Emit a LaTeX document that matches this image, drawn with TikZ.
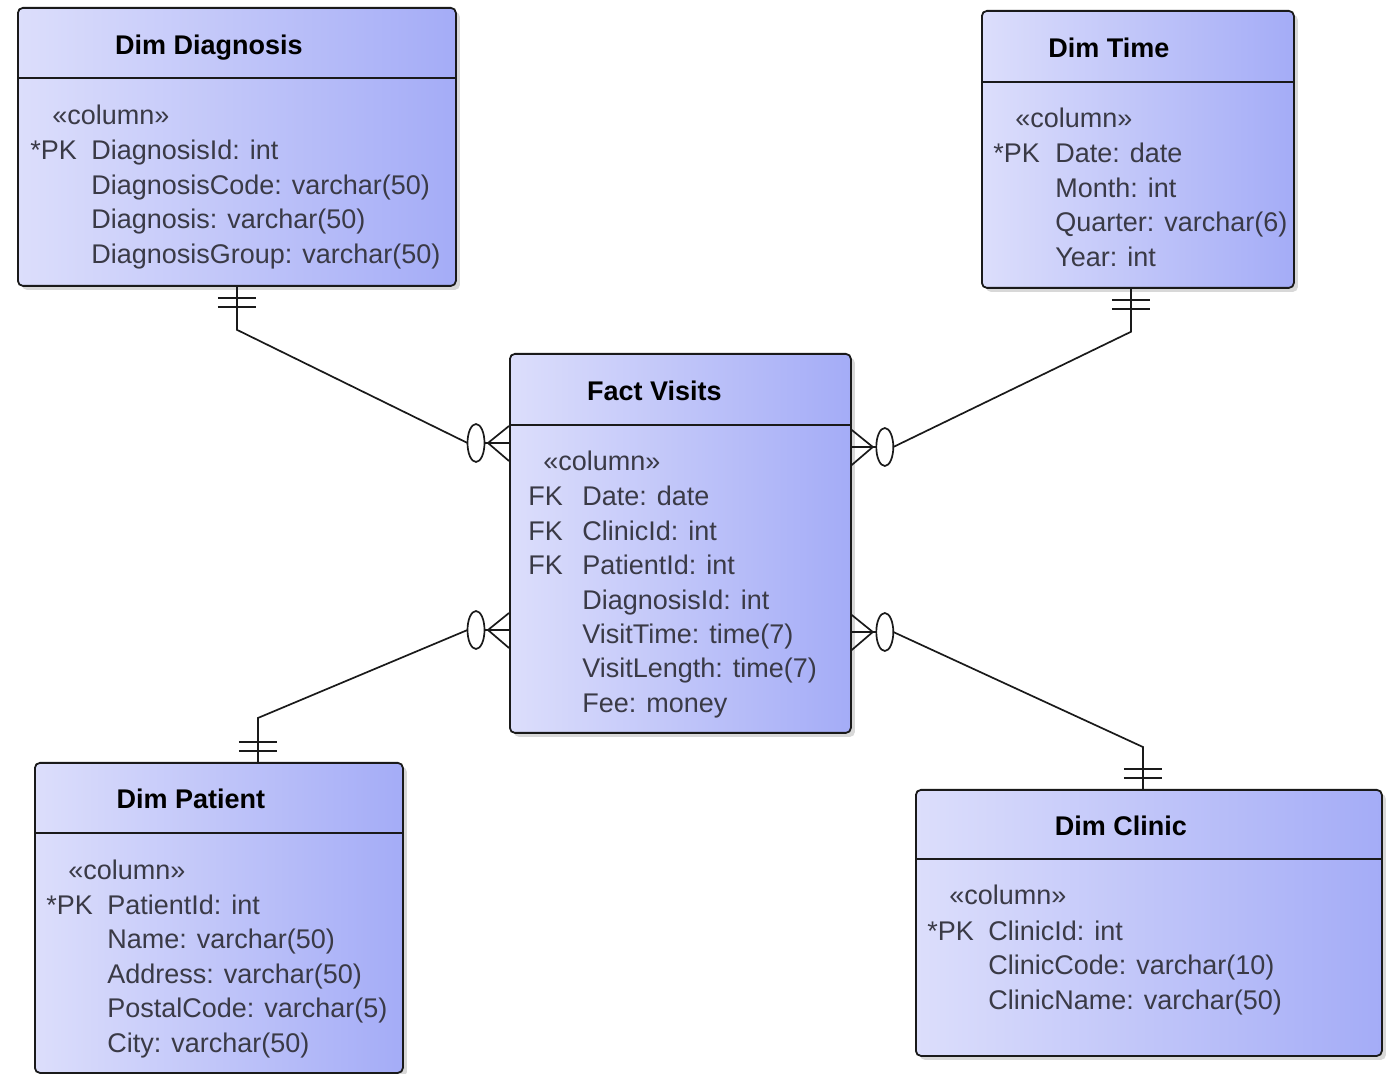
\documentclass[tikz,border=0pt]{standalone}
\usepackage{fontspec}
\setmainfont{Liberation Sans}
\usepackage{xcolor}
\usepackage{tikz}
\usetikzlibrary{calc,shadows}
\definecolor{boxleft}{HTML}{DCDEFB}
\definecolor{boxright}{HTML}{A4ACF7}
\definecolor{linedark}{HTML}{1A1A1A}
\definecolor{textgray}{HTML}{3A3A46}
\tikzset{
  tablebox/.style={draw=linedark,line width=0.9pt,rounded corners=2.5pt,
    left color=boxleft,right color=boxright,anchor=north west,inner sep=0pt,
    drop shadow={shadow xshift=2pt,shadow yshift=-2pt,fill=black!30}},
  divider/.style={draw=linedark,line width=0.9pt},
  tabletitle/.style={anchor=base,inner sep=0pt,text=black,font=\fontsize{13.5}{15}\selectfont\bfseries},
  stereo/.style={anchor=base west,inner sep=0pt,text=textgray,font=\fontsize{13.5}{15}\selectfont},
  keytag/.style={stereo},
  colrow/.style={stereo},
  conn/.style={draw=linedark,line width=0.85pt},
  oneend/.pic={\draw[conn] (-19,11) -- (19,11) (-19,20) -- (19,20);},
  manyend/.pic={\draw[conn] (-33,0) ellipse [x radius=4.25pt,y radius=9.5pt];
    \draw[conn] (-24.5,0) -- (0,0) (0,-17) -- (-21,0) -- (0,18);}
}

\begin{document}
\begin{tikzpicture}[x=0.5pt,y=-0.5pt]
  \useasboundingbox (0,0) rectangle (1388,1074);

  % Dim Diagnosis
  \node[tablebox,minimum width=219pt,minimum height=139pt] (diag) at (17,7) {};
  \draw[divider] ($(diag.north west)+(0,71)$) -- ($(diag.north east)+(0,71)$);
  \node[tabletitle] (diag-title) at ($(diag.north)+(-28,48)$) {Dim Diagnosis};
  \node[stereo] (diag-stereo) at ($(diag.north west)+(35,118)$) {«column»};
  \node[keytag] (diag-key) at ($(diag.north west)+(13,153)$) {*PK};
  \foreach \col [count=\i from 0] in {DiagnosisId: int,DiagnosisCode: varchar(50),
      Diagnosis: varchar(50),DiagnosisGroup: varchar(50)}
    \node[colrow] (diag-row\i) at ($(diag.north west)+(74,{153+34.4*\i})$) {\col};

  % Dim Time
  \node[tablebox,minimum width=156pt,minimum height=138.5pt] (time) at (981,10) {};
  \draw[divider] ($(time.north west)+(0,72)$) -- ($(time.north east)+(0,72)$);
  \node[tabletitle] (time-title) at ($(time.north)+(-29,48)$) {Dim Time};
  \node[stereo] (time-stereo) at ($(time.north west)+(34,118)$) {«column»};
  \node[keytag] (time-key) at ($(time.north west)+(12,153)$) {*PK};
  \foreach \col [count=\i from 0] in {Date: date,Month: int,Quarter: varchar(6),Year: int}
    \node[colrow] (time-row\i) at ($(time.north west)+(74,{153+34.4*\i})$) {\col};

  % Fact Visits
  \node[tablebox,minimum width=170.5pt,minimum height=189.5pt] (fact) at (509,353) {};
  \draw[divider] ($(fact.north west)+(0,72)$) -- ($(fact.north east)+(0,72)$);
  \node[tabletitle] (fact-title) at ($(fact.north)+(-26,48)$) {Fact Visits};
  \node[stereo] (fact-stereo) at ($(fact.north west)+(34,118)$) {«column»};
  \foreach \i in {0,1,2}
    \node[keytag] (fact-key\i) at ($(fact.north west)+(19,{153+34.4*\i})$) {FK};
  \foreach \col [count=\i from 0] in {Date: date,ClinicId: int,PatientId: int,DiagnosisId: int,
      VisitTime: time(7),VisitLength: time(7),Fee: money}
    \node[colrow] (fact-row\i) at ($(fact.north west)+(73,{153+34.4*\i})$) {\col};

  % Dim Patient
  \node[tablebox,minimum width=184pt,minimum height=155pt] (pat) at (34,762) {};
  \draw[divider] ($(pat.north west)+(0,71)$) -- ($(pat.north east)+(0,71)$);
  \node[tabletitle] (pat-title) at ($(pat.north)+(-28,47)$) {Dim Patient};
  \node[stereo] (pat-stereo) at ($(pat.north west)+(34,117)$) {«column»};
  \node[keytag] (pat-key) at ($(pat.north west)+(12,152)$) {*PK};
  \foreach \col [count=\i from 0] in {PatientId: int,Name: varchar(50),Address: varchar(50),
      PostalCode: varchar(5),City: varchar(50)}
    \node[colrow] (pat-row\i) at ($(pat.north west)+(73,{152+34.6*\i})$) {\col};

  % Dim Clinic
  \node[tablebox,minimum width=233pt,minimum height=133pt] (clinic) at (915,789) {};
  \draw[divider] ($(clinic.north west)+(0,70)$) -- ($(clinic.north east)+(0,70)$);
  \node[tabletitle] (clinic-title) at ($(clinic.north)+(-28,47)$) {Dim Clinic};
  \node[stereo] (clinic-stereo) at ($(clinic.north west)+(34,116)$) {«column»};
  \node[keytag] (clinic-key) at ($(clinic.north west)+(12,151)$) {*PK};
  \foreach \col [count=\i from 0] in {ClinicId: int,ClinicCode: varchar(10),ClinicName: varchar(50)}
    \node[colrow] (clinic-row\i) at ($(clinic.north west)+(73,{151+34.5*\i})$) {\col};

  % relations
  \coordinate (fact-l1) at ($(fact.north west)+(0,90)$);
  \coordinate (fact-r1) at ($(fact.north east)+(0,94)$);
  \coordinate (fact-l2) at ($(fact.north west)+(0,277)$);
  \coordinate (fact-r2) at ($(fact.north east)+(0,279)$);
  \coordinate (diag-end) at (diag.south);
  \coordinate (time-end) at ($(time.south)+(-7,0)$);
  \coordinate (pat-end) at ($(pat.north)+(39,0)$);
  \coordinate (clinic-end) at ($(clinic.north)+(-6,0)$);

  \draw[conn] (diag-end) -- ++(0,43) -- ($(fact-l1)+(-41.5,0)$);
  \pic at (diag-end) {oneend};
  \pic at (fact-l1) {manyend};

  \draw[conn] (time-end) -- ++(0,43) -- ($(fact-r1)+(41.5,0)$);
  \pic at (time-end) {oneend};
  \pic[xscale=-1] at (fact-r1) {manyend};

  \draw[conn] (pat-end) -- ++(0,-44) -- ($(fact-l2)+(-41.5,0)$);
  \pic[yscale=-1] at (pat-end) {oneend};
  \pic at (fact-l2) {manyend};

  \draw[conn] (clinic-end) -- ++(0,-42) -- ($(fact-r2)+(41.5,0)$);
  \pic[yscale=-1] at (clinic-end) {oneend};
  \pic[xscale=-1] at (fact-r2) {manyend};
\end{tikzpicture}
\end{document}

== BRIEF ==
Make an exact copy of the data above, pictures excluded.

== TASK RESPONSE ==
Emit a LaTeX document that matches this image, drawn with TikZ.
\documentclass[tikz,border=0pt]{standalone}
\usepackage{fontspec}
\setmainfont{Liberation Sans}
\usepackage{xcolor}
\usepackage{tikz}
\usetikzlibrary{calc,shadows}
\definecolor{boxleft}{HTML}{DCDEFB}
\definecolor{boxright}{HTML}{A4ACF7}
\definecolor{linedark}{HTML}{1A1A1A}
\definecolor{textgray}{HTML}{3A3A46}
\tikzset{
  tablebox/.style={draw=linedark,line width=0.9pt,rounded corners=2.5pt,
    left color=boxleft,right color=boxright,anchor=north west,inner sep=0pt,
    drop shadow={shadow xshift=2pt,shadow yshift=-2pt,fill=black!30}},
  divider/.style={draw=linedark,line width=0.9pt},
  tabletitle/.style={anchor=base,inner sep=0pt,text=black,font=\fontsize{13.5}{15}\selectfont\bfseries},
  stereo/.style={anchor=base west,inner sep=0pt,text=textgray,font=\fontsize{13.5}{15}\selectfont},
  keytag/.style={stereo},
  colrow/.style={stereo},
  conn/.style={draw=linedark,line width=0.85pt},
  oneend/.pic={\draw[conn] (-19,11) -- (19,11) (-19,20) -- (19,20);},
  manyend/.pic={\draw[conn] (-33,0) ellipse [x radius=4.25pt,y radius=9.5pt];
    \draw[conn] (-24.5,0) -- (0,0) (0,-17) -- (-21,0) -- (0,18);}
}

\begin{document}
\begin{tikzpicture}[x=0.5pt,y=-0.5pt]
  \useasboundingbox (0,0) rectangle (1388,1074);

  % Dim Diagnosis
  \node[tablebox,minimum width=219pt,minimum height=139pt] (diag) at (17,7) {};
  \draw[divider] ($(diag.north west)+(0,71)$) -- ($(diag.north east)+(0,71)$);
  \node[tabletitle] (diag-title) at ($(diag.north)+(-28,48)$) {Dim Diagnosis};
  \node[stereo] (diag-stereo) at ($(diag.north west)+(35,118)$) {«column»};
  \node[keytag] (diag-key) at ($(diag.north west)+(13,153)$) {*PK};
  \foreach \col [count=\i from 0] in {DiagnosisId: int,DiagnosisCode: varchar(50),
      Diagnosis: varchar(50),DiagnosisGroup: varchar(50)}
    \node[colrow] (diag-row\i) at ($(diag.north west)+(74,{153+34.4*\i})$) {\col};

  % Dim Time
  \node[tablebox,minimum width=156pt,minimum height=138.5pt] (time) at (981,10) {};
  \draw[divider] ($(time.north west)+(0,72)$) -- ($(time.north east)+(0,72)$);
  \node[tabletitle] (time-title) at ($(time.north)+(-29,48)$) {Dim Time};
  \node[stereo] (time-stereo) at ($(time.north west)+(34,118)$) {«column»};
  \node[keytag] (time-key) at ($(time.north west)+(12,153)$) {*PK};
  \foreach \col [count=\i from 0] in {Date: date,Month: int,Quarter: varchar(6),Year: int}
    \node[colrow] (time-row\i) at ($(time.north west)+(74,{153+34.4*\i})$) {\col};

  % Fact Visits
  \node[tablebox,minimum width=170.5pt,minimum height=189.5pt] (fact) at (509,353) {};
  \draw[divider] ($(fact.north west)+(0,72)$) -- ($(fact.north east)+(0,72)$);
  \node[tabletitle] (fact-title) at ($(fact.north)+(-26,48)$) {Fact Visits};
  \node[stereo] (fact-stereo) at ($(fact.north west)+(34,118)$) {«column»};
  \foreach \i in {0,1,2}
    \node[keytag] (fact-key\i) at ($(fact.north west)+(19,{153+34.4*\i})$) {FK};
  \foreach \col [count=\i from 0] in {Date: date,ClinicId: int,PatientId: int,DiagnosisId: int,
      VisitTime: time(7),VisitLength: time(7),Fee: money}
    \node[colrow] (fact-row\i) at ($(fact.north west)+(73,{153+34.4*\i})$) {\col};

  % Dim Patient
  \node[tablebox,minimum width=184pt,minimum height=155pt] (pat) at (34,762) {};
  \draw[divider] ($(pat.north west)+(0,71)$) -- ($(pat.north east)+(0,71)$);
  \node[tabletitle] (pat-title) at ($(pat.north)+(-28,47)$) {Dim Patient};
  \node[stereo] (pat-stereo) at ($(pat.north west)+(34,117)$) {«column»};
  \node[keytag] (pat-key) at ($(pat.north west)+(12,152)$) {*PK};
  \foreach \col [count=\i from 0] in {PatientId: int,Name: varchar(50),Address: varchar(50),
      PostalCode: varchar(5),City: varchar(50)}
    \node[colrow] (pat-row\i) at ($(pat.north west)+(73,{152+34.6*\i})$) {\col};

  % Dim Clinic
  \node[tablebox,minimum width=233pt,minimum height=133pt] (clinic) at (915,789) {};
  \draw[divider] ($(clinic.north west)+(0,70)$) -- ($(clinic.north east)+(0,70)$);
  \node[tabletitle] (clinic-title) at ($(clinic.north)+(-28,47)$) {Dim Clinic};
  \node[stereo] (clinic-stereo) at ($(clinic.north west)+(34,116)$) {«column»};
  \node[keytag] (clinic-key) at ($(clinic.north west)+(12,151)$) {*PK};
  \foreach \col [count=\i from 0] in {ClinicId: int,ClinicCode: varchar(10),ClinicName: varchar(50)}
    \node[colrow] (clinic-row\i) at ($(clinic.north west)+(73,{151+34.5*\i})$) {\col};

  % relations
  \coordinate (fact-l1) at ($(fact.north west)+(0,90)$);
  \coordinate (fact-r1) at ($(fact.north east)+(0,94)$);
  \coordinate (fact-l2) at ($(fact.north west)+(0,277)$);
  \coordinate (fact-r2) at ($(fact.north east)+(0,279)$);
  \coordinate (diag-end) at (diag.south);
  \coordinate (time-end) at ($(time.south)+(-7,0)$);
  \coordinate (pat-end) at ($(pat.north)+(39,0)$);
  \coordinate (clinic-end) at ($(clinic.north)+(-6,0)$);

  \draw[conn] (diag-end) -- ++(0,43) -- ($(fact-l1)+(-41.5,0)$);
  \pic at (diag-end) {oneend};
  \pic at (fact-l1) {manyend};

  \draw[conn] (time-end) -- ++(0,43) -- ($(fact-r1)+(41.5,0)$);
  \pic at (time-end) {oneend};
  \pic[xscale=-1] at (fact-r1) {manyend};

  \draw[conn] (pat-end) -- ++(0,-44) -- ($(fact-l2)+(-41.5,0)$);
  \pic[yscale=-1] at (pat-end) {oneend};
  \pic at (fact-l2) {manyend};

  \draw[conn] (clinic-end) -- ++(0,-42) -- ($(fact-r2)+(41.5,0)$);
  \pic[yscale=-1] at (clinic-end) {oneend};
  \pic[xscale=-1] at (fact-r2) {manyend};
\end{tikzpicture}
\end{document}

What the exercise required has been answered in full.